Потрясение, испытанное им из-за того, что Варвара Петровна не пришла, ввергло его в какое-то непонятное состояние. С одной стороны, он осознал всю странность, но и неотразимость действия тех мощных, внутренних сил, которые заставили его вдруг так полюбить Варвару Петровну, как будто она родилась вновь и уже не была его затасканной женой; с другой стороны, он осознавал, что все это какой-то бред и что весь опыт его прежней, долгой жизни говорит о том, что любовь, да еще к собственной жене, — чушь, в которой стыдно даже признаться; наконец, он ясно видел, что в ответ на его фантастический взрыв Варвара Петровна и ухом не повела, что его любовь — не разделена.
Но не менее странно он отбросил первые два соображения и неожиданно весь ушел в неразделенность любви.
«Лучше уж так мучиться, только бы загородить этим страх перед смертью», — подумало на секунду, что-то внутри его.
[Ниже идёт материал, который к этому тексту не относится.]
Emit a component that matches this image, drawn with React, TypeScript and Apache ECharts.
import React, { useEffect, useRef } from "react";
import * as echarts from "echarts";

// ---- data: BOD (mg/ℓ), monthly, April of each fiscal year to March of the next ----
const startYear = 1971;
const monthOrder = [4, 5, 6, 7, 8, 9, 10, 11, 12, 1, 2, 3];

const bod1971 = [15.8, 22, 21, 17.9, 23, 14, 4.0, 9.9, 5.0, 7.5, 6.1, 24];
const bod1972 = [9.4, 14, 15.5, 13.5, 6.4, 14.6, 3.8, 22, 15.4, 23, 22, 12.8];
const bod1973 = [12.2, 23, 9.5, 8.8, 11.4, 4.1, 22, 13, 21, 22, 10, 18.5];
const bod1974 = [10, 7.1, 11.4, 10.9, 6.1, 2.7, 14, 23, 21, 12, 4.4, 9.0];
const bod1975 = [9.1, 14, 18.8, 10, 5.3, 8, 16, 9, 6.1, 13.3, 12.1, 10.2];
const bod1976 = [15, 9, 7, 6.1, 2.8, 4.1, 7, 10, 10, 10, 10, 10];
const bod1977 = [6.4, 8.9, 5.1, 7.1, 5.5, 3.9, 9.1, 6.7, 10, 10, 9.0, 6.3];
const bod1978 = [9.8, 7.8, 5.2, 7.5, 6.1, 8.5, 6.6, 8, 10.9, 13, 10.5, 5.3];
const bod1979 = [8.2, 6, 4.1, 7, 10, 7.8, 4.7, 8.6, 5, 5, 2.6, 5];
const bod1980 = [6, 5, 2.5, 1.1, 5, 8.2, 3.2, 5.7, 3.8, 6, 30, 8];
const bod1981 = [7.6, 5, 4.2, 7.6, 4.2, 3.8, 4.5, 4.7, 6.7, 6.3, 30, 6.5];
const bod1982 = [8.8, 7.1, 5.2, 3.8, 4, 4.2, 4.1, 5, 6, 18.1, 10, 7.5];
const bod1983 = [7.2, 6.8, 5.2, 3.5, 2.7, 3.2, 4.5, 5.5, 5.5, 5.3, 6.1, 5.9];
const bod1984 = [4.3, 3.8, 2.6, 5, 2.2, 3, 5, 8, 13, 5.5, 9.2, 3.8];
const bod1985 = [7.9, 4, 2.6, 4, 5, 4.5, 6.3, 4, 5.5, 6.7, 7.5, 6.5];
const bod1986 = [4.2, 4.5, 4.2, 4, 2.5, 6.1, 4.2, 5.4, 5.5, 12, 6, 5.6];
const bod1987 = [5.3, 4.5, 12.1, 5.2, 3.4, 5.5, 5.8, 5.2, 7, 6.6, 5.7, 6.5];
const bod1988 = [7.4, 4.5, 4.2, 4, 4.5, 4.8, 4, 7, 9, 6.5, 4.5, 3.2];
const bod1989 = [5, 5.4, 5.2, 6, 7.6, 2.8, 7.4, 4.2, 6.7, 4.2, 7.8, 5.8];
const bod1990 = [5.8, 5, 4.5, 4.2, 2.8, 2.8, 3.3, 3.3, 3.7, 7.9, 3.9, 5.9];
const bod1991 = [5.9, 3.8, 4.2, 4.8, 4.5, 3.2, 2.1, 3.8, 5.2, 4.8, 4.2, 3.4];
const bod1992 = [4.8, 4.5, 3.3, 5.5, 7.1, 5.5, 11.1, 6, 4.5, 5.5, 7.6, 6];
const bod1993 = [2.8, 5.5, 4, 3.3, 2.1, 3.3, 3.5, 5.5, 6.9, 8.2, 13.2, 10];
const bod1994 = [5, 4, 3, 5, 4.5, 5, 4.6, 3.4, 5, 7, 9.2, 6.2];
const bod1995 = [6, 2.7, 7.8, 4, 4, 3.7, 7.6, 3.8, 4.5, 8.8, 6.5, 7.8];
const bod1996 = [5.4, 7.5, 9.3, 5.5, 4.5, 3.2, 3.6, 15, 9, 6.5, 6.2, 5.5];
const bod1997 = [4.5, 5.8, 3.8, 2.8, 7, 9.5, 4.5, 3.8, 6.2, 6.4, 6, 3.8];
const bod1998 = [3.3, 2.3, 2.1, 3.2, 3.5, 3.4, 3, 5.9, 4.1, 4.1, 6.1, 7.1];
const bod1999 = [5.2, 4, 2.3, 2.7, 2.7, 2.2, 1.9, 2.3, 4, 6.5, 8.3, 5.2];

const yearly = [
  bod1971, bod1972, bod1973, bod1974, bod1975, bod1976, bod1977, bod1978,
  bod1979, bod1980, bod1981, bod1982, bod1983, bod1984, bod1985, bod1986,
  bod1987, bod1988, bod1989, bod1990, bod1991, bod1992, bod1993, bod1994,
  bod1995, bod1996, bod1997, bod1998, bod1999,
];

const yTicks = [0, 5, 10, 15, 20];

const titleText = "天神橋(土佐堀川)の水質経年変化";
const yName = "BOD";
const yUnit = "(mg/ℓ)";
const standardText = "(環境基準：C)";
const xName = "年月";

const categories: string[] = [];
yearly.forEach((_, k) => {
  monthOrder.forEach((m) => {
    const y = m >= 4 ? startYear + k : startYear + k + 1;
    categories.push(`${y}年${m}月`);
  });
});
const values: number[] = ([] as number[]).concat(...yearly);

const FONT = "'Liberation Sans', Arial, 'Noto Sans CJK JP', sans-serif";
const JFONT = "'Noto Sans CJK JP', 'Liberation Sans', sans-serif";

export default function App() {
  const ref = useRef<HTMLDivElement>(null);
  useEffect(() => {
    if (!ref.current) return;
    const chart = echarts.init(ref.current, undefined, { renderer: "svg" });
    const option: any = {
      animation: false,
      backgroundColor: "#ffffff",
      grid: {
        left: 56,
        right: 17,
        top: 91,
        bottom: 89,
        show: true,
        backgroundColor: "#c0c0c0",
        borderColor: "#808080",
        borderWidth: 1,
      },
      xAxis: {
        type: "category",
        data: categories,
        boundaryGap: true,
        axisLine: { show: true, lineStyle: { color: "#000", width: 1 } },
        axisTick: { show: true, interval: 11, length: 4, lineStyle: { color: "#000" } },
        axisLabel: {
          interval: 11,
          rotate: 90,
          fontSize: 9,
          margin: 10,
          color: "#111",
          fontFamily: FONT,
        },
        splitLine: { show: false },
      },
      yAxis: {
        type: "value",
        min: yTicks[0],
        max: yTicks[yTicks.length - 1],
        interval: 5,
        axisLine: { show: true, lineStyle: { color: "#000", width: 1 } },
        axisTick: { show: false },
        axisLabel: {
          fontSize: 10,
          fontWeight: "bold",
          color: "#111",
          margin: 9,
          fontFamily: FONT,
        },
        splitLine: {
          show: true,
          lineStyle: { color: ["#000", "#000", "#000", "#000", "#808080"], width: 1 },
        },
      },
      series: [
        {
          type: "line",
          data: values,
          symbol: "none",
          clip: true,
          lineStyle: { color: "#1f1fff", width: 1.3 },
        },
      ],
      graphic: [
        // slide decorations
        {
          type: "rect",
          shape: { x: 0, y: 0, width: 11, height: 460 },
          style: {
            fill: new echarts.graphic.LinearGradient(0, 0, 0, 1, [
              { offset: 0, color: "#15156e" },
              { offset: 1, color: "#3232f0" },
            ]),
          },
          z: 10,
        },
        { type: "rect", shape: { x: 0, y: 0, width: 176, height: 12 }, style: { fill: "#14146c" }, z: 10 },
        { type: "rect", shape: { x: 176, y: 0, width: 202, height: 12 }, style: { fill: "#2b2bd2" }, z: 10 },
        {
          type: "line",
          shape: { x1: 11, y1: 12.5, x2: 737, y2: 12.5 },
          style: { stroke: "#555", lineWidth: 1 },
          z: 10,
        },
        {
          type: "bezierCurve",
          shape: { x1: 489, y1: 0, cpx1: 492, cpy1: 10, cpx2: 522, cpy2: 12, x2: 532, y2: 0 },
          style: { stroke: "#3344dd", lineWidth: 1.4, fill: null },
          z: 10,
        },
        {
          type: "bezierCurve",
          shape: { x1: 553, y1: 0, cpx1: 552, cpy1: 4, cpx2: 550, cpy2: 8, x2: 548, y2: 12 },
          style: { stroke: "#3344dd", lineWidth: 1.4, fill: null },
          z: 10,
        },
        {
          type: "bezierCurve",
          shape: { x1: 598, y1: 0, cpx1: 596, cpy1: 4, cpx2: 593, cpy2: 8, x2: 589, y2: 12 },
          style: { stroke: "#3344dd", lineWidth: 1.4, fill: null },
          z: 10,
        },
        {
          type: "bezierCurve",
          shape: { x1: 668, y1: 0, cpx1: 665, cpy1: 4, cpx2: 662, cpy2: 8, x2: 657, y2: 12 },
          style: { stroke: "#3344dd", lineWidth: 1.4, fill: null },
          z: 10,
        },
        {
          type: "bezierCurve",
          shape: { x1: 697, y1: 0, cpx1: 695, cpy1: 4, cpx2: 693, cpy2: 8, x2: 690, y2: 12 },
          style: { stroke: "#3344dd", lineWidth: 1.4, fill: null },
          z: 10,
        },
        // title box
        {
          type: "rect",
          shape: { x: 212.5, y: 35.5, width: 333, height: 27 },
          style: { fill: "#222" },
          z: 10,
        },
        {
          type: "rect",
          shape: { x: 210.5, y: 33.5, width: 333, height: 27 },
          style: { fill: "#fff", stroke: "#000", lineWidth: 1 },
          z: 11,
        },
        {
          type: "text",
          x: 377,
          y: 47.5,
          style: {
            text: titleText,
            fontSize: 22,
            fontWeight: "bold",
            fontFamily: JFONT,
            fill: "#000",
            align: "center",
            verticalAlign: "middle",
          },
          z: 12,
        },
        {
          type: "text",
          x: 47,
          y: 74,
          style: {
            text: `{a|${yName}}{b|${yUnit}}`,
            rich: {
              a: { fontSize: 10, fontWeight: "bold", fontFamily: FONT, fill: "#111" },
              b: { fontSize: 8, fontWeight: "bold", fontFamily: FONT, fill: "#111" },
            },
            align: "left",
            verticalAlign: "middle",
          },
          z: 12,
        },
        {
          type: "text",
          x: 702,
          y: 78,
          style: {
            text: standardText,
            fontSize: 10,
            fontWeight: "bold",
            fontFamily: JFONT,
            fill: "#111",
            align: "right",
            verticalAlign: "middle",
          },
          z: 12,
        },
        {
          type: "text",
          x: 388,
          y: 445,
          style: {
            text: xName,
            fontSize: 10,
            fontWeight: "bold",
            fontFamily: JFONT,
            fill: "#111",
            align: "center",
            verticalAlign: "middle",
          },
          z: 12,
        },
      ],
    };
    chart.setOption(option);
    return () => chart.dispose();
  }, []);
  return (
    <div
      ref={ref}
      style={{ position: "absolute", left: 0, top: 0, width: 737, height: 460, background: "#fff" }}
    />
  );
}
И он мысленно взвизгивал, доводя себя до исступления, пока еще бессознательно, всей душонкой своей, уходил в жуткое прибежище неразделенной любви, которое спасало его от еще большего, последнего ужаса.
Он написал истерическое, слезливое и длинное письмо Варе, залезал с головой под простыню и вечно бормотал про себя как-то запомнившиеся ему лермонтовские стихи:
У врат обителя святой
Стоял просящий подаянья
Бедняк иссохший, чуть живой
От глада, жажды и страданья.
Куска лишь хлеба он просил,
И взор являл живую муку,
И кто-то камень положил
В его протянутую руку.
Так я молил твоей любви
С слезами горькими, с тоскою;
Так чувства лучшие мои
Обмануты навек тобою!
Митрий Иваныч бормотал эти стихи всегда, завывая от их скорбного, страшного смысла; бормотал, когда его выслушивали насмешливые врачи; когда возили в уборную; за едой, когда пища вываливалась изо рта. Он совсем помутнел от этих стихов.
…Варя читала его письмо совершенно равнодушно; хотела было сказать про себя: «Дурак», но когда прочла все, то почему-то решила, что не он его написал. «Слишком уж заковыристо для Мити», — подумала она. За дни своей свободы от Митрия Иваныча она распухла, не то от водки, не то от разврата. Но жалость — легкая, абстрактная, не мешающая ей спокойненько кутить — такая жалость к Митрию Иванычу тоже по-своему волновала ее. Наконец, мирно поругивая себя и мысленно сославшись, что первые дни не приходила по пьянке, а потом вдруг совестно стало, она поплелась с передачей к Митрию Иванычу. Тот в это время застрял в уборной. Когда Варвара Петровна пришла, кровать была пустая. У нее мелькнула мысль: передачу оставить, а самой быстрехонько улизнуть, но тут как раз Митрия Иваныча ввезли.
Митрий Иваныч за эти последние дни уже совсем ослаб, и вместе со слабостью появилась в нем какая-то страшная, уничтожившая все чувства ясность мышления. Этот переворот происходил постепенно, а встреча с Варварой Петровной привела к тому, что эта ясность беспощадно хлынула во все тайники сознания.
Собственно, встречи никакой не произошло: Варвара Петровна сказала два-три слова, Митрий Иваныч слабо прошептал ответ, Варвара Петровна опять что-то сказала, а Митрий Иваныч смог прошептать уже только полслова. Он равнодушно смотрел на нее, как на тумбу, и недоумевал, за что ее можно было любить. Обрадовавшись, Варвара Петровна ушла.
А завершившийся переворот в душе Митрия Иваныча состоял вот в чем: те истерические, странные силы, которые гнали сознание Митрия Иваныча от смерти сначала к «дялам», а потом к любви, исчерпались; всепобеждающая ясность внутри его сознания, которую он сдавливал и пытался замелькать, пробилась; непостоянство чувств рухнуло перед постоянством мышления; он понял, что от смерти не уйти, и хоть люби его Варвара Петровна или не люби, хоть настрой он тысячу домов или не настрой, это не ответ на мрачное, тяжелое дыхание смерти, и что ответ, может быть, заключен только в самом понимании смерти — но здесь Митрий Иваныч был, конечно, бессилен, так как понимание это могло прийти только после познания той области, которая лежит за пределами видимого мира. Да и то, имея в виду полное успокоение, если это познание абсолютно — хотя бы в отношении судьбы «я».
…От этой чудовищной, торжествующей без торжества ясности уничтожения Дмитрию Иванычу стало так жутко, что спасало его только возрастающее забвение.
Правда, иногда он, стараясь ни о чем не думать, все же гаденько в душе повизгивал, и, чтобы убедиться в том, что он еще жив, потихохоньку, маленькими дозами мочился в постель.